Perugia's Manta della Martira and Avellino's Stefano Pellegrini admitted receiving checks from Cruciani. But della Martira claimed the money was a bonus for his fine play in the Perugia-Avellino game (allegedly a fixed match) and Pellegrini said the money was payment for a loan.

Meanwhile, the soccer federation announced that the 1980-81 season would not begin until the scandal was resolved, and the group lifted a 1965 ban on signing foreign players with the prospects of many super stars' futures being ruined. Already, three big-name foreigners have signed with Italian teams and numerous others are being courted.

The controversy severely effected Coach Enzo Bearzot's plans for the Italian national team. He named a provisional squad for the European Cup, but many of his players would not compete with star striker Rossi and others absent. But this week, optimism has developed because of problems on other national squads, such as England's.

The federation handed down lifetime suspensions to Colombo (accused of being a go-between for the bribers and the Lazio players), Albertosi and Cacciatori five years to della Martira and Pellegrini, three years to Rossi and Perugia teammate Luciano Zecchia and shorter suspensions to four other players, including Giordano. Seven players were absolved.

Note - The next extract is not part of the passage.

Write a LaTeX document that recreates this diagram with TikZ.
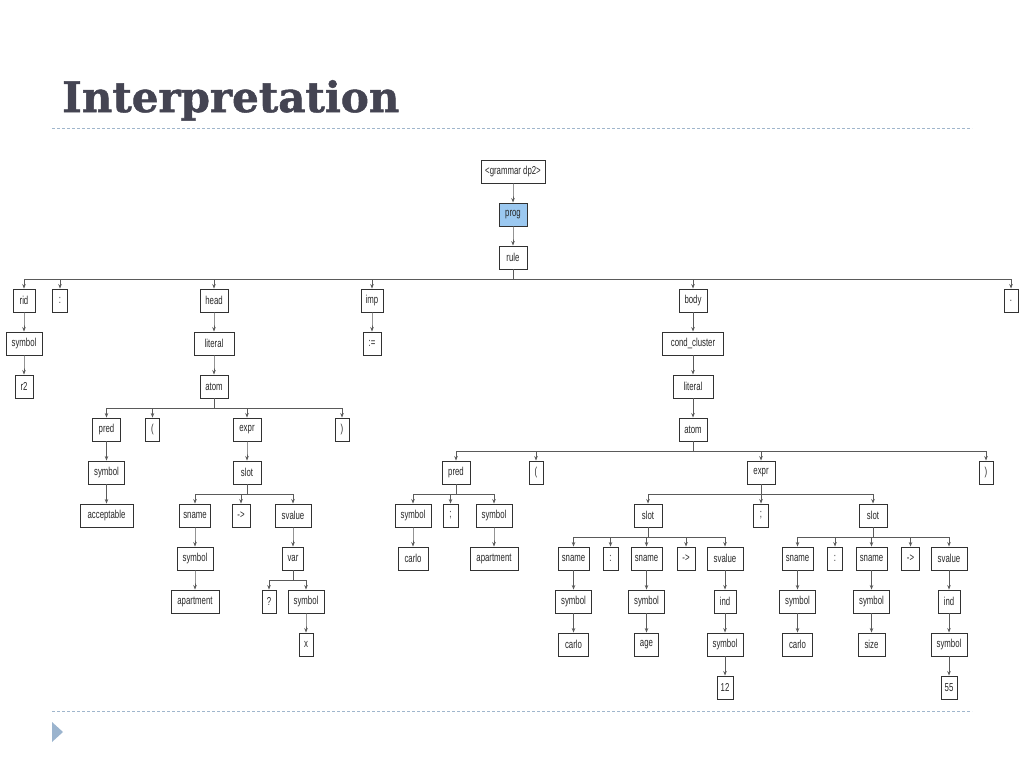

In addition, A.C. Milan was dropped to last place in the First Division, effectively relegating the club to the Second Division for the first time in its history. Perugia and Avellino were penalized five points at the start of next season (a severe handicap in Italian soccer) and Lazio was fined about $12,000.

Milan fans have threatened violent action during European Cup games in that city because of the action.

The Italian fans, who will hand down the final verdict on the health and durability of the game here, tend to be philosophical about the scandal.

"The scandal is reality -- it is truth," said Rome taxi driver Francesco Meroni. "Betting and fixing are common. I'm happy to see these players disqualified because it cleans up the game and this is good because a lot of Italians invest their lives in Sunday sports."